By Leah Conway
The concept of Black History Month has developed from historian Carter G. Woodson’s original idea of the ‘negro history month’ which was founded in February 1926 in the US. Woodson wanted to create a way that would challenge his contemporaries’ presumptions that ‘the negro had no history’ and focus people on black history, culture and contributions to civilisation. With the external influences of the Civil Rights and Black Power movements, it was decided in 1969 that a week was not long enough, which created the first Black History Month.
Soon the idea of Black History Month crossed the Atlantic after, special projects officer of the greater London council, Akyaaba Addai Sebo visited America in the 1970s and later founded the UK’s version of Black History Month in 1987.
Why February in the US and October in the UK?

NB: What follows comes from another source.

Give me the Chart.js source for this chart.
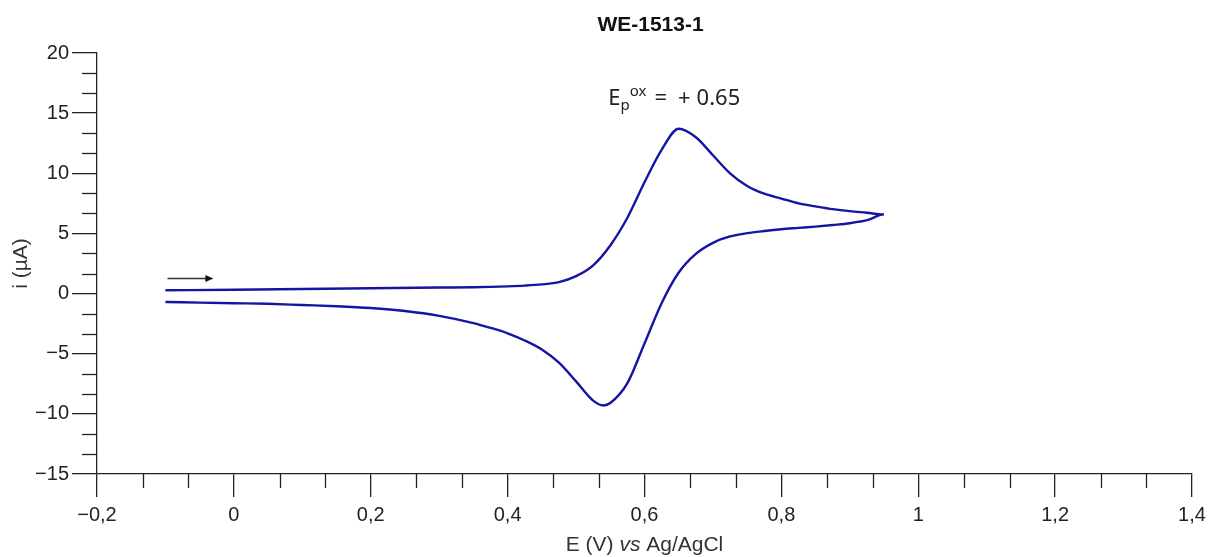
<!DOCTYPE html>
<html>
<head>
<meta charset="utf-8">
<title>WE-1513-1</title>
<script src="https://cdn.jsdelivr.net/npm/chart.js@4/dist/chart.umd.min.js"></script>
<style>
  html, body { margin: 0; padding: 0; background: #fff; }
  #wrap { width: 1212px; height: 557px; }
</style>
</head>
<body>
<div id="wrap"><canvas id="cvChart" width="1212" height="557"></canvas></div>
<script>
// forward scan (E in V, i in µA)
const forwardE = [-0.1, 0.0, 0.1, 0.2, 0.3, 0.35, 0.375, 0.40, 0.425, 0.45, 0.475, 0.50, 0.525, 0.55, 0.575, 0.60, 0.625, 0.65, 0.675, 0.70, 0.725, 0.75, 0.775, 0.80, 0.825, 0.85, 0.875, 0.90, 0.925, 0.95];
const forwardI = [0.27, 0.32, 0.38, 0.44, 0.5, 0.53, 0.56, 0.6, 0.66, 0.76, 0.95, 1.45, 2.35, 4.0, 6.3, 9.25, 11.95, 13.7, 13.0, 11.5, 10.0, 8.95, 8.3, 7.9, 7.5, 7.25, 7.02, 6.85, 6.72, 6.58];

// reverse scan
const reverseE = [0.95, 0.925, 0.90, 0.875, 0.85, 0.825, 0.80, 0.775, 0.75, 0.725, 0.70, 0.675, 0.65, 0.625, 0.60, 0.575, 0.55, 0.54, 0.525, 0.50, 0.475, 0.45, 0.425, 0.40, 0.375, 0.35, 0.30, 0.25, 0.20, 0.15, 0.10, 0.05, 0.0, -0.05, -0.1];
const reverseI = [6.58, 6.1, 5.85, 5.7, 5.57, 5.46, 5.35, 5.2, 5.02, 4.75, 4.22, 3.3, 1.75, -0.8, -4.15, -7.45, -9.1, -9.3, -8.9, -7.3, -5.75, -4.65, -3.9, -3.3, -2.85, -2.45, -1.85, -1.45, -1.2, -1.05, -0.95, -0.85, -0.8, -0.75, -0.7];

// axes
const xTickValues = [-0.2, 0, 0.2, 0.4, 0.6, 0.8, 1.0, 1.2, 1.4];
const xTickLabels = ['\u22120,2', '0', '0,2', '0,4', '0,6', '0,8', '1', '1,2', '1,4'];
const yTickValues = [-15, -10, -5, 0, 5, 10, 15, 20];
const yTickLabels = ['\u221215', '\u221210', '\u22125', '0', '5', '10', '15', '20'];

// annotations
const chartTitle = 'WE-1513-1';
const peakLabelAt = [0.547, 15.7];
const peakValue = '0.65';
const arrowFrom = [-0.097, 1.25];
const arrowTo = [-0.03, 1.25];

const ink = '#222';
const curveColor = '#1515a3';

const points = [];
forwardE.forEach(function (e, k) { points.push({ x: e, y: forwardI[k] }); });
reverseE.forEach(function (e, k) { if (k > 0) points.push({ x: e, y: reverseI[k] }); });

// small ticks (2 between each labelled tick) + annotations
const extrasPlugin = {
  id: 'extras',
  afterDraw(chart) {
    const ctx = chart.ctx;
    const xs = chart.scales.x;
    const ys = chart.scales.y;
    const area = chart.chartArea;
    ctx.save();
    ctx.strokeStyle = ink;
    ctx.lineWidth = 1.3;

    for (let k = 0; k < xTickValues.length - 1; k++) {
      const step = (xTickValues[k + 1] - xTickValues[k]) / 3;
      for (let m = 1; m < 3; m++) {
        const px = Math.round(xs.getPixelForValue(xTickValues[k] + m * step)) + 0.5;
        ctx.beginPath();
        ctx.moveTo(px, area.bottom);
        ctx.lineTo(px, area.bottom + 14);
        ctx.stroke();
      }
    }
    for (let k = 0; k < yTickValues.length - 1; k++) {
      const step = (yTickValues[k + 1] - yTickValues[k]) / 3;
      for (let m = 1; m < 3; m++) {
        const py = Math.round(ys.getPixelForValue(yTickValues[k] + m * step)) + 0.5;
        ctx.beginPath();
        ctx.moveTo(area.left - 15, py);
        ctx.lineTo(area.left, py);
        ctx.stroke();
      }
    }

    // title
    ctx.fillStyle = '#111';
    ctx.font = 'bold 21px "Liberation Sans", Arial, sans-serif';
    ctx.textAlign = 'center';
    ctx.textBaseline = 'alphabetic';
    ctx.fillText(chartTitle, (area.left + area.right) / 2 + 6, 31);

    // x axis title with italic "vs"
    const partA = 'E (V) ';
    const partB = 'vs';
    const partC = ' Ag/AgCl';
    const normal = '21px "Liberation Sans", Arial, sans-serif';
    const italic = 'italic 21px "Liberation Sans", Arial, sans-serif';
    ctx.font = normal;
    const wA = ctx.measureText(partA).width;
    const wC = ctx.measureText(partC).width;
    ctx.font = italic;
    const wB = ctx.measureText(partB).width;
    let tx = (area.left + area.right) / 2 - (wA + wB + wC) / 2;
    const ty = 551;
    ctx.textAlign = 'left';
    ctx.fillStyle = '#333';
    ctx.font = normal;
    ctx.fillText(partA, tx, ty);
    tx += wA;
    ctx.font = italic;
    ctx.fillText(partB, tx, ty);
    tx += wB;
    ctx.font = normal;
    ctx.fillText(partC, tx, ty);

    // E_p^ox = + 0.65
    let ax = xs.getPixelForValue(peakLabelAt[0]);
    const ay = ys.getPixelForValue(peakLabelAt[1]);
    const big = '22px "Noto Sans", sans-serif';
    const small = '15px "Noto Sans", sans-serif';
    ctx.fillStyle = '#222';
    ctx.font = big;
    ctx.fillText('E', ax, ay);
    ax += ctx.measureText('E').width;
    ctx.font = small;
    ctx.fillText('p', ax, ay + 5);
    const wp = ctx.measureText('p').width;
    ctx.fillText('ox', ax + wp, ay - 9);
    ax += wp + ctx.measureText('ox').width + 8;
    ctx.font = big;
    ctx.fillText('=', ax, ay);
    ax += ctx.measureText('=').width + 11;
    ctx.fillText('+', ax, ay);
    ax += ctx.measureText('+').width + 6;
    ctx.fillText(peakValue, ax, ay);

    // scan direction arrow
    const x0 = xs.getPixelForValue(arrowFrom[0]);
    const x1 = xs.getPixelForValue(arrowTo[0]);
    const y0 = ys.getPixelForValue(arrowFrom[1]);
    ctx.strokeStyle = '#333';
    ctx.fillStyle = '#111';
    ctx.lineWidth = 1.5;
    ctx.beginPath();
    ctx.moveTo(x0, y0);
    ctx.lineTo(x1 - 6, y0);
    ctx.stroke();
    ctx.beginPath();
    ctx.moveTo(x1, y0);
    ctx.lineTo(x1 - 8, y0 - 3.5);
    ctx.lineTo(x1 - 8, y0 + 3.5);
    ctx.closePath();
    ctx.fill();
    ctx.restore();
  }
};

Chart.defaults.font.family = '"Liberation Sans", Arial, sans-serif';
Chart.defaults.color = ink;

const ctx = document.getElementById('cvChart').getContext('2d');
const cvChart = new Chart(ctx, {
  type: 'scatter',
  data: {
    datasets: [{
      label: 'WE-1513-1',
      data: points,
      showLine: true,
      borderColor: curveColor,
      borderWidth: 2.4,
      pointRadius: 0,
      cubicInterpolationMode: 'monotone',
      fill: false
    }]
  },
  options: {
    responsive: false,
    animation: false,
    layout: { padding: { top: 53, right: 20, left: 0, bottom: 0 } },
    plugins: {
      legend: { display: false },
      title: { display: false },
      tooltip: { enabled: false }
    },
    scales: {
      x: {
        type: 'linear',
        min: -0.2,
        max: 1.4,
        afterBuildTicks(scale) {
          scale.ticks = xTickValues.map(function (v) { return { value: v }; });
        },
        afterFit(scale) { scale.height = 83; },
        ticks: {
          padding: 6,
          maxRotation: 0,
          font: { size: 20 },
          color: ink,
          callback: function (value, index) { return xTickLabels[index]; }
        },
        grid: { drawOnChartArea: false, drawTicks: true, tickLength: 23, color: ink, lineWidth: 1.3 },
        border: { display: true, color: ink, width: 1.3 }
      },
      y: {
        type: 'linear',
        min: -15,
        max: 20,
        afterBuildTicks(scale) {
          scale.ticks = yTickValues.map(function (v) { return { value: v }; });
        },
        afterFit(scale) { scale.width = 97; },
        ticks: {
          padding: 3,
          font: { size: 20 },
          color: ink,
          callback: function (value, index) { return yTickLabels[index]; }
        },
        title: {
          display: true,
          text: 'i (\u00b5A)',
          color: '#333',
          font: { size: 21 },
          padding: { top: 9, bottom: 0 }
        },
        grid: { drawOnChartArea: false, drawTicks: true, tickLength: 25, color: ink, lineWidth: 1.3 },
        border: { display: true, color: ink, width: 1.3 }
      }
    }
  },
  plugins: [extrasPlugin]
});
</script>
</body>
</html>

In the US, February is the designated month because it coincides with two important American figures involved with black history. One is President Abraham Lincoln, who delivered the Emancipation Proclamation – the first step towards abolition of slavery in the US. The other is Fredrick Douglas, who after escaping from slavery became a pioneering leader of the abolitionist movement.
In the UK, there are two paths of thought behind why Black History Month is in October. Firstly, October is traditionally the month in which African chiefs and leaders gather to make peace and as UK founder, Akyaaba Addai Sebo was Ghanaian- Born, it was chosen as the month to reconnect with African roots. The more influential aspect was Akyaaba’s desire to install within black children a sense of self-pride, October being near the beginning of the school year, the idea was that it would fill back children with a strong sense of identity and pride as they go through the year.
Importance of black history
From the videos you can see that black history is so important to those in the African-Descent community. People’s responses show the importance in learning about the past and your ancestors because it lets you know who you are and what community you are part of, which is vital in constructing and understanding your identity for all generations. The videos also highlight the lack of provisions there are in the education system to learn about black history and that one often has to take it up into their own hands; Black History Month is a step towards improving this case.
Is it enough?
It is unquestionable that Black History Month is vital for embedding black history into the education system and providing a basis for young black children’s development of identity and pride. However, there is the prevailing question of whether a month is sufficient. Why should a communities’ history be relegated to a month, after years of their history being denied of them and dismissed? There are little other provisions in schools for learning about black history beside Black History Month. Furthermore, the history presented within that Black History Month can be argued, as Kasai Rex does, to be made ‘palatable for white consumption’ and this can be supported by the evident repetitive use of the same narratives of black history, which often sanitize and obscure the reality of black history by hiding behind biographies of heroic black figures.
Despite this, Black History Month remains vital until black history is integrated into the mainstream rather than a separate phenomenon that is ritualised for exclusively one month per year. Black History Month remains a great opportunity to celebrate the achievements, culture and history of the black community and will always remain relevant and vital in our multi-cultural country.